Date of Completion

4-13-2016

Embargo Period

4-13-2018

Keywords

Political Economy of Health; Critical Medical Anthropology; Health and Immigration; Health and Human Rights

Major Advisor

Dr. Merrill Singer

Associate Advisor

Dr. Sarah Willen

Associate Advisor

Dr. Karen Breda

Field of Study

Anthropology

Degree

Doctor of Philosophy

Open Access

Open Access

Abstract

Using the framework of critical medical anthropology “Health Care Experiences of the Uninsured at the Dawn of the 21st Century” investigates how those lacking health insurance in a U.S. mid-sized northeastern city strive to meet their health care needs. Fieldwork was based on in-depth semi-structured interviews, participant observation, and demographic data of patients who sought care at a non-government, non-profit primary care mobile health clinic, between November 2012 and July 2013. In addition to exploration of health care seeking strategies, I investigated how migration issues played an important role in the health and health care experiences of participants since 80% were born in another country. These participants exhibited symptoms of migration trauma to various degrees. Their narratives described their anxiety, stress, and frustration as they struggled to meet family and financial obligations and the impacts these had on their health and well-being.
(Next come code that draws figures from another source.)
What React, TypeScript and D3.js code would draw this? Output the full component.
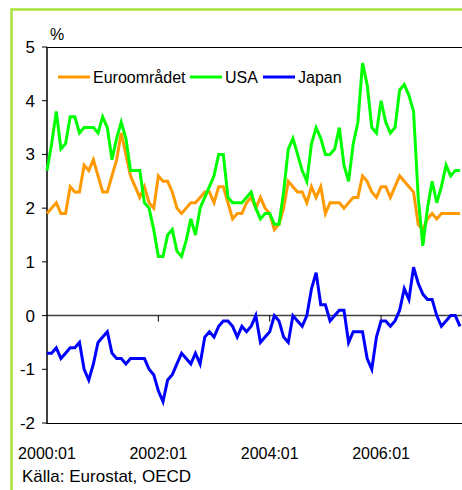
import React from "react";
import * as d3 from "d3";

// Monthly categories 2000:01 .. 2007:06
const startYear = 2000;
const monthCount = 90;
const categories: string[] = Array.from({ length: monthCount }, (_, i) => {
  const y = startYear + Math.floor(i / 12);
  const m = (i % 12) + 1;
  return `${y}:${m < 10 ? "0" + m : m}`;
});

const euro: number[] = [
  1.9, 2.0, 2.1, 1.9, 1.9, 2.4, 2.3, 2.3, 2.8, 2.7, 2.9, 2.6,
  2.3, 2.3, 2.6, 2.9, 3.4, 3.0, 2.6, 2.4, 2.2, 2.4, 2.1, 2.0,
  2.6, 2.5, 2.5, 2.3, 2.0, 1.9, 2.0, 2.1, 2.1, 2.2, 2.3, 2.3,
  2.1, 2.4, 2.4, 2.1, 1.8, 1.9, 1.9, 2.1, 2.2, 2.0, 2.2, 2.0,
  1.9, 1.6, 1.7, 2.0, 2.5, 2.4, 2.3, 2.3, 2.1, 2.4, 2.2, 2.4,
  1.9, 2.1, 2.1, 2.1, 2.0, 2.1, 2.2, 2.2, 2.6, 2.5, 2.3, 2.2,
  2.4, 2.4, 2.2, 2.4, 2.6, 2.5, 2.4, 2.3, 1.7, 1.6, 1.8, 1.9,
  1.8, 1.9, 1.9, 1.9, 1.9, 1.9,
];

const usa: number[] = [
  2.7, 3.2, 3.8, 3.1, 3.2, 3.7, 3.7, 3.4, 3.5, 3.5, 3.5, 3.4,
  3.7, 3.5, 2.9, 3.3, 3.6, 3.3, 2.7, 2.7, 2.7, 2.1, 2.0, 1.6,
  1.1, 1.1, 1.5, 1.6, 1.2, 1.1, 1.4, 1.8, 1.5, 2.0, 2.2, 2.4,
  2.6, 3.0, 3.0, 2.2, 2.1, 2.1, 2.1, 2.2, 2.3, 2.0, 1.8, 1.9,
  1.9, 1.7, 1.7, 2.3, 3.1, 3.3, 3.0, 2.7, 2.5, 3.2, 3.5, 3.3,
  3.0, 3.0, 3.1, 3.5, 2.8, 2.5, 3.2, 3.6, 4.7, 4.3, 3.5, 3.4,
  4.0, 3.6, 3.4, 3.5, 4.2, 4.3, 4.1, 3.8, 2.2, 1.3, 2.0, 2.5,
  2.1, 2.4, 2.8, 2.6, 2.7, 2.7,
];

const japan: number[] = [
  -0.7, -0.7, -0.6, -0.8, -0.7, -0.6, -0.6, -0.5, -1.0, -1.2, -0.9, -0.5,
  -0.4, -0.3, -0.7, -0.8, -0.8, -0.9, -0.8, -0.8, -0.8, -0.8, -1.0, -1.1,
  -1.4, -1.6, -1.2, -1.1, -0.9, -0.7, -0.8, -0.9, -0.7, -0.9, -0.4, -0.3,
  -0.4, -0.2, -0.1, -0.1, -0.2, -0.4, -0.2, -0.3, -0.2, 0.0, -0.5, -0.4,
  -0.3, 0.0, -0.1, -0.4, -0.5, 0.0, -0.1, -0.2, 0.0, 0.5, 0.8, 0.2,
  0.2, -0.1, 0.0, 0.1, 0.1, -0.5, -0.3, -0.3, -0.3, -0.8, -1.0, -0.4,
  -0.1, -0.1, -0.2, -0.1, 0.1, 0.5, 0.3, 0.9, 0.6, 0.4, 0.3, 0.3,
  0.0, -0.2, -0.1, 0.0, 0.0, -0.2,
];

const seriesNames = ["Euroområdet", "USA", "Japan"];
const seriesColors = ["#ff9900", "#00ff00", "#0000ff"];
const yTicks = [5, 4, 3, 2, 1, 0, -1, -2];
const xTickLabels = ["2000:01", "2002:01", "2004:01", "2006:01"];
const unitLabel = "%";
const sourceText = "Källa: Eurostat, OECD";

const W = 462;
const H = 490;
const plotLeft = 47;
const plotTop = 47;
const plotBottom = 423;
const monthStep = 4.64;

export default function App() {
  const x = d3
    .scaleLinear()
    .domain([0, monthCount - 1])
    .range([plotLeft, plotLeft + (monthCount - 1) * monthStep]);
  const y = d3.scaleLinear().domain([-2, 5]).range([plotBottom, plotTop]);

  const line = d3
    .line<number>()
    .x((_, i) => x(i))
    .y((d) => y(d));

  const allSeries = [euro, usa, japan];
  const font = "'Liberation Sans', Arial, sans-serif";
  const tickIdx = xTickLabels.map((l) => categories.indexOf(l));

  const legendX = [58, 190, 263];

  return (
    <svg
      width={W}
      height={H}
      style={{ position: "absolute", left: 0, top: 0, background: "#fff" }}
      fontFamily={font}
    >
      <rect x={0} y={0} width={W} height={H} fill="#fff" />
      {/* frame */}
      <path d={`M11.5,${H} L11.5,9.5 L${W},9.5`} fill="none" stroke="#a8e23a" strokeWidth={2.5} />

      {/* plot border top & bottom */}
      <line x1={plotLeft} x2={W} y1={plotTop + 0.5} y2={plotTop + 0.5} stroke="#000" strokeWidth={1} />
      <line x1={plotLeft} x2={W} y1={plotBottom + 0.5} y2={plotBottom + 0.5} stroke="#000" strokeWidth={1} />

      {/* zero line */}
      <line x1={plotLeft} x2={W} y1={y(0)} y2={y(0)} stroke="#404040" strokeWidth={1.5} />
      {tickIdx.slice(1).map((ti) => (
        <line key={ti} x1={x(ti)} x2={x(ti)} y1={y(0)} y2={y(0) + 6} stroke="#000" strokeWidth={1} />
      ))}

      {/* y axis */}
      <line x1={plotLeft} x2={plotLeft} y1={plotTop} y2={plotBottom + 1} stroke="#000" strokeWidth={1.5} />
      {yTicks.map((t) => (
        <g key={t}>
          <line x1={plotLeft - 5} x2={plotLeft} y1={y(t)} y2={y(t)} stroke="#000" strokeWidth={1} />
          <text x={35} y={y(t) + 6} fontSize={17} textAnchor="end" fill="#000">
            {t}
          </text>
        </g>
      ))}
      <text x={50} y={40} fontSize={16} fill="#000">
        {unitLabel}
      </text>

      {/* series */}
      {allSeries.map((s, k) => (
        <path
          key={k}
          d={line(s) || ""}
          fill="none"
          stroke={seriesColors[k]}
          strokeWidth={3}
          strokeLinejoin="miter"
          strokeMiterlimit={4}
        />
      ))}

      {/* legend */}
      {seriesNames.map((n, k) => (
        <g key={n}>
          <line
            x1={legendX[k]}
            x2={legendX[k] + 32}
            y1={77}
            y2={77}
            stroke={seriesColors[k]}
            strokeWidth={3}
          />
          <text x={legendX[k] + 35} y={82.5} fontSize={16} fill="#000">
            {n}
          </text>
        </g>
      ))}

      {/* x labels */}
      {xTickLabels.map((l, k) => (
        <text key={l} x={x(tickIdx[k])} y={459} fontSize={16} textAnchor="middle" fill="#000">
          {l}
        </text>
      ))}

      <text x={22} y={482} fontSize={17} fill="#000">
        {sourceText}
      </text>
    </svg>
  );
}
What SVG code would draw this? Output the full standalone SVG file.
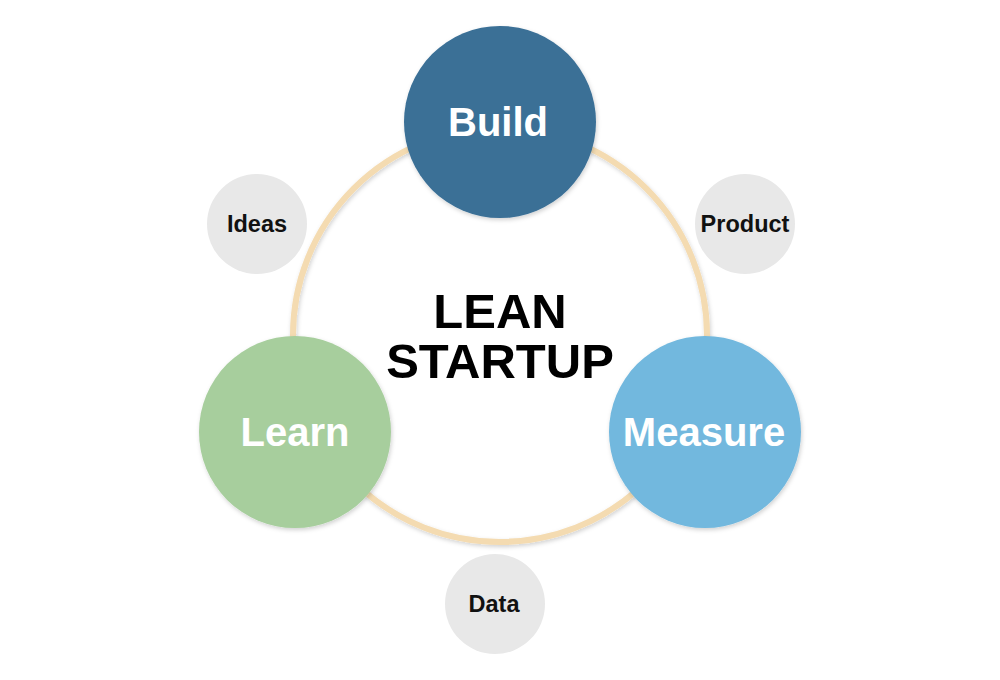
<svg xmlns="http://www.w3.org/2000/svg" width="1000" height="680" viewBox="0 0 1000 680">
<defs>
<filter id="sh" x="-20%" y="-20%" width="140%" height="140%">
<feDropShadow dx="1" dy="2" stdDeviation="2" flood-color="#000" flood-opacity="0.18"/>
</filter>
<style>
.big{font-family:"Liberation Sans",Arial,sans-serif;font-weight:bold;fill:#fff;text-anchor:middle;font-size:40px}
.small{font-family:"Liberation Sans",Arial,sans-serif;font-weight:bold;fill:#111;text-anchor:middle;font-size:23.5px}
.title{font-family:"Liberation Sans",Arial,sans-serif;font-weight:bold;fill:#000;text-anchor:middle;font-size:49px}
.sm{fill:#e8e8e8}
</style>
</defs>
<rect width="1000" height="680" fill="#fff"/>
<g id="connectors">
<circle cx="500" cy="335" r="207" fill="none" stroke="#f4dbb1" stroke-width="6" filter="url(#sh)"/>
</g>
<g id="title">
<text class="title" x="500" y="328">LEAN</text>
<text class="title" x="500" y="378">STARTUP</text>
</g>
<g id="ideas"><circle class="sm" cx="257" cy="224" r="50"/><text class="small" x="257" y="232">Ideas</text></g>
<g id="product"><circle class="sm" cx="745" cy="224" r="50"/><text class="small" x="745" y="232">Product</text></g>
<g id="data"><circle class="sm" cx="495" cy="604" r="50"/><text class="small" x="494" y="612">Data</text></g>
<g id="build"><circle cx="500" cy="122" r="96" fill="#3a6f96" filter="url(#sh)"/><text class="big" x="498" y="136">Build</text></g>
<g id="measure"><circle cx="705" cy="432" r="96" fill="#72b8de" filter="url(#sh)"/><text class="big" x="704" y="446">Measure</text></g>
<g id="learn"><circle cx="295" cy="432" r="96" fill="#a7ce9d" filter="url(#sh)"/><text class="big" x="295" y="446">Learn</text></g>
</svg>
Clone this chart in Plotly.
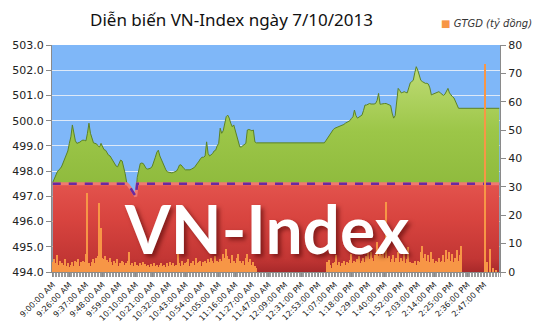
import plotly.graph_objects as go

TITLE = "Diễn biến VN-Index ngày 7/10/2013"
LEGEND_NAME = "GTGD (tỷ đồng)"
REF = 497.5

TICK_LABELS = ["9:00:00 AM", "9:26:00 AM", "9:37:00 AM", "9:48:00 AM", "9:59:00 AM",
               "10:10:00 AM", "10:21:00 AM", "10:32:00 AM", "10:43:00 AM", "10:54:00 AM",
               "11:05:00 AM", "11:16:00 AM", "11:27:00 AM", "11:47:00 AM", "12:09:00 PM",
               "12:31:00 PM", "12:53:00 PM", "1:07:00 PM", "1:18:00 PM", "1:29:00 PM",
               "1:40:00 PM", "1:52:00 PM", "2:03:00 PM", "2:14:00 PM", "2:25:00 PM",
               "2:36:00 PM", "2:47:00 PM"]
LABEL_STEP = 11

INDEX = [
    497.55, 497.70, 497.85, 497.97, 498.05, 498.10, 498.20, 498.35, 498.45, 498.65,
    498.80, 499.10, 499.36, 499.83, 499.45, 499.20, 499.10, 499.12, 499.15, 499.20,
    499.23, 499.22, 499.20, 499.50, 499.90, 499.50, 499.30, 499.12, 499.10, 499.08,
    499.00, 498.96, 499.10, 498.95, 498.85, 498.83, 498.70, 498.63, 498.60, 498.50,
    498.37, 498.30, 498.20, 498.17, 498.35, 498.44, 498.40, 498.20, 497.90, 497.55,
    497.45, 497.38, 497.28, 497.18, 497.08, 497.00, 497.75, 498.10, 498.30, 498.32,
    498.30, 498.20, 498.10, 498.08, 498.10, 498.12, 498.20, 498.35, 498.55, 498.75,
    498.83, 498.60, 498.45, 498.30, 498.20, 498.05, 497.97, 497.95, 497.95, 497.93,
    497.95, 497.97, 498.00, 498.10, 498.24, 498.25, 498.15, 498.10, 498.05, 498.04,
    498.04, 498.05, 498.08, 498.10, 498.15, 498.24, 498.30, 498.40, 498.50, 498.55,
    498.55, 498.60, 499.16, 498.70, 498.60, 498.65, 498.70, 498.80, 498.83, 499.00,
    499.10, 499.70, 499.50, 499.60, 499.85, 500.16, 500.22, 500.10, 499.90, 499.76,
    499.83, 499.60, 499.36, 499.10, 498.96, 498.96, 499.00, 499.05, 499.10, 499.63,
    499.65, 499.63, 499.60, 499.63, 499.16, 499.12, 499.12, 499.12, 499.12, 499.12,
    499.12, 499.12, 499.12, 499.12, 499.12, 499.12, 499.12, 499.12, 499.12, 499.12,
    499.12, 499.12, 499.12, 499.12, 499.12, 499.12, 499.12, 499.12, 499.12, 499.12,
    499.12, 499.12, 499.12, 499.12, 499.12, 499.12, 499.12, 499.12, 499.12, 499.12,
    499.12, 499.12, 499.12, 499.12, 499.12, 499.12, 499.12, 499.12, 499.12, 499.12,
    499.12, 499.20, 499.30, 499.40, 499.50, 499.60, 499.65, 499.70, 499.72, 499.75,
    499.76, 499.78, 499.80, 499.85, 499.90, 499.93, 499.96, 500.00, 500.09, 500.15,
    500.42, 500.20, 500.10, 500.15, 500.20, 500.22, 500.40, 500.62, 500.62, 500.65,
    500.68, 500.66, 500.65, 500.66, 500.68, 500.80, 501.08, 500.65, 500.66, 500.68,
    500.68, 500.68, 500.65, 500.62, 500.60, 500.30, 500.10, 500.20, 500.68, 501.28,
    501.20, 501.10, 501.12, 501.15, 501.12, 501.10, 501.30, 501.50, 501.55, 501.60,
    501.90, 502.14, 502.00, 501.80, 501.60, 501.55, 501.50, 501.48, 501.48, 501.45,
    501.30, 501.02, 501.05, 501.08, 501.10, 501.12, 501.15, 501.10, 501.05, 501.00,
    501.05, 501.15, 501.28, 501.10, 501.00, 500.95, 500.90, 500.75, 500.60, 500.49,
    500.49, 500.49, 500.49, 500.49, 500.49, 500.49, 500.49, 500.49, 500.49, 500.49,
    500.49, 500.49, 500.49, 500.49, 500.49, 500.49, 500.49, 500.49, 500.49, 500.49,
    500.49, 500.49, 500.49, 500.49, 500.49, 500.49, 500.49,
]

VOLUME = [
    3.5, 4.5, 3.0, 5.9, 2.5, 4.0, 3.0, 2.5, 4.5, 2.2,
    3.0, 1.8, 2.5, 3.5, 2.0, 3.8, 3.5, 4.5, 2.2, 3.5,
    4.0, 3.5, 6.5, 27.8, 3.0, 2.0, 3.5, 4.5, 3.0, 5.0,
    5.5, 24.2, 15.4, 5.0, 4.5, 5.5, 4.2, 3.5, 5.0, 3.5,
    2.5, 4.0, 3.0, 4.5, 2.2, 3.0, 4.0, 3.5, 2.5, 3.0,
    4.0, 7.1, 2.5, 3.0, 2.2, 3.5, 2.5, 2.0, 3.0, 2.5,
    3.5, 2.8, 2.0, 2.5, 1.8, 2.8, 2.2, 3.0, 2.0, 2.5,
    1.8, 2.5, 3.2, 2.0, 2.5, 1.8, 3.0, 2.2, 3.5, 2.5,
    3.0, 2.0, 2.5, 6.5, 3.0, 2.2, 4.0, 2.5, 3.0, 3.5,
    4.5, 2.0, 3.0, 4.0, 2.5, 5.0, 3.0, 3.5, 4.0, 2.2,
    3.5, 4.0, 3.0, 4.5, 3.5, 5.1, 4.0, 3.0, 5.6, 4.0,
    3.5, 4.5, 4.0, 6.5, 5.0, 8.0, 5.5, 4.5, 3.0, 5.9,
    4.0, 3.0, 5.0, 6.5, 4.0, 3.0, 4.0, 2.5, 5.0, 6.3,
    3.5, 4.5, 2.5, 3.5, 2.0, 1.5, 0, 0, 0, 0,
    0, 0, 0, 0, 0, 0, 0, 0, 0, 0,
    0, 0, 0, 0, 0, 0, 0, 0, 0, 0,
    0, 0, 0, 0, 0, 0, 0, 0, 0, 0,
    0, 0, 0, 0, 0, 0, 0, 0, 0, 0,
    0, 0, 3.5, 4.2, 2.5, 1.5, 3.0, 3.5, 6.0, 2.5,
    3.5, 2.0, 3.0, 4.0, 2.5, 3.5, 3.0, 4.2, 6.5, 3.0,
    4.0, 3.5, 4.5, 5.5, 3.0, 4.0, 5.0, 3.5, 5.5, 7.7,
    4.5, 7.0, 5.0, 4.0, 6.0, 10.6, 5.5, 8.0, 6.0, 9.0,
    5.0, 24.7, 5.0, 5.5, 3.5, 4.5, 6.0, 3.5, 5.0, 7.0,
    3.5, 5.0, 4.0, 6.5, 3.0, 4.5, 8.7, 3.5, 3.0, 3.0,
    4.0, 2.5, 4.0, 3.5, 7.1, 9.0, 5.0, 6.5, 4.0, 5.9,
    3.5, 7.0, 4.5, 3.0, 4.0, 3.5, 5.0, 3.5, 4.0, 5.9,
    3.5, 7.7, 4.5, 7.0, 4.0, 6.5, 3.5, 5.0, 7.7, 4.0,
    6.0, 9.0, 0, 0, 0, 0, 0, 0, 0, 0,
    0, 0, 0, 0, 0, 0, 0, 73.3, 3.6, 0,
    8.0, 0, 1.3, 0, 0.5, 0, 0,
]

N = len(INDEX)
X = list(range(N))
RED = [min(v, REF) for v in INDEX]

fig = go.Figure()

# VN-Index green area
fig.add_trace(go.Scatter(
    x=X, y=INDEX, mode="lines", fill="tozeroy",
    line=dict(color="#5b8226", width=1),
    fillgradient=dict(type="vertical",
                      colorscale=[[0, "#86b336"], [0.55, "#9cc648"], [1, "#c4df7c"]],
                      start=496, stop=502.5),
    showlegend=False, hoverinfo="skip"))

# Red area below reference
fig.add_trace(go.Scatter(
    x=X, y=RED, mode="lines", fill="tozeroy",
    line=dict(color="#ef7a70", width=3),
    fillgradient=dict(type="vertical",
                      colorscale=[[0, "#a8292a"], [0.15, "#c23634"], [0.6, "#d8443f"], [1, "#e3534d"]],
                      start=494, stop=497.5),
    showlegend=False, hoverinfo="skip"))

# dashed reference line
fig.add_trace(go.Scatter(
    x=X, y=RED, mode="lines",
    line=dict(color="#6a2aa0", width=2.5, dash="8px,8px"),
    showlegend=False, hoverinfo="skip"))

# Volume bars
fig.add_trace(go.Bar(
    x=X, y=VOLUME, yaxis="y2", marker=dict(color="#f79646", line=dict(width=0)),
    width=1.0, name=LEGEND_NAME, showlegend=False, hoverinfo="skip"))

axis_font = dict(family="DejaVu Sans", size=11, color="#222222")

fig.update_layout(
    width=535, height=335,
    margin=dict(l=52, r=35, t=45, b=63),
    paper_bgcolor="white", plot_bgcolor="#7fb7f8",
    bargap=0,
    xaxis=dict(range=[-0.5, N - 0.5],
               tickvals=[i * LABEL_STEP for i in range(len(TICK_LABELS))],
               ticktext=TICK_LABELS, tickangle=-45,
               tickfont=dict(family="DejaVu Sans", size=8, color="#222222"),
               showgrid=False, zeroline=False,
               showline=True, linecolor="#8a8a8a", linewidth=1,
               ticks="outside", ticklen=4, tickcolor="#8a8a8a",
               minor=dict(dtick=1, tick0=0.5, ticks="outside", ticklen=4, tickcolor="#9a9a9a")),
    yaxis=dict(range=[494, 503], dtick=1, tick0=494, tickformat=".1f",
               tickfont=axis_font, showgrid=True, gridcolor="#dde9f8", gridwidth=1,
               zeroline=False, showline=True, linecolor="#8a8a8a", linewidth=1,
               ticks="outside", ticklen=5, tickcolor="#8a8a8a"),
    yaxis2=dict(range=[0, 80], dtick=10, overlaying="y", side="right",
                tickfont=axis_font, showgrid=False, zeroline=False,
                showline=True, linecolor="#8a8a8a", linewidth=1,
                ticks="outside", ticklen=5, tickcolor="#8a8a8a"),
    annotations=[
        dict(text=TITLE, xref="paper", yref="paper", x=(231 - 52) / 448, y=(272 - 19) / 227,
             xanchor="center", yanchor="middle", showarrow=False,
             font=dict(family="Noto Sans", size=17, color="#111111")),
        dict(text="<span style='color:#f79646'>■</span> " + LEGEND_NAME,
             xref="paper", yref="paper", x=(534 - 52) / 448, y=(272 - 24) / 227,
             xanchor="right", yanchor="middle", showarrow=False,
             font=dict(family="DejaVu Sans", size=10, color="#333333", style="italic")),
        dict(text="VN-Index", xref="paper", yref="y", x=(266.5 - 52) / 448, y=495.74,
             xanchor="center", yanchor="middle", showarrow=False,
             font=dict(family="Lato", size=66, color="white", weight="bold",
                       shadow="3px 3px 4px rgba(70,0,0,0.55)")),
    ],
)

fig.write_html("out.html")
Participants also explained how they utilized their support networks to overcome the financial and health care challenges they faced and described their views about the differences between right and deservingness in health care. This work highlights how individuals from this particularly vulnerable population experience the political economic forces that are behind the social origins of disease, and how migration also impacts health. It also sheds light on shortcomings of current biomedical system ideology, policies and practices and highlights participants’ sufferer experiences, and their medical pluralism practices.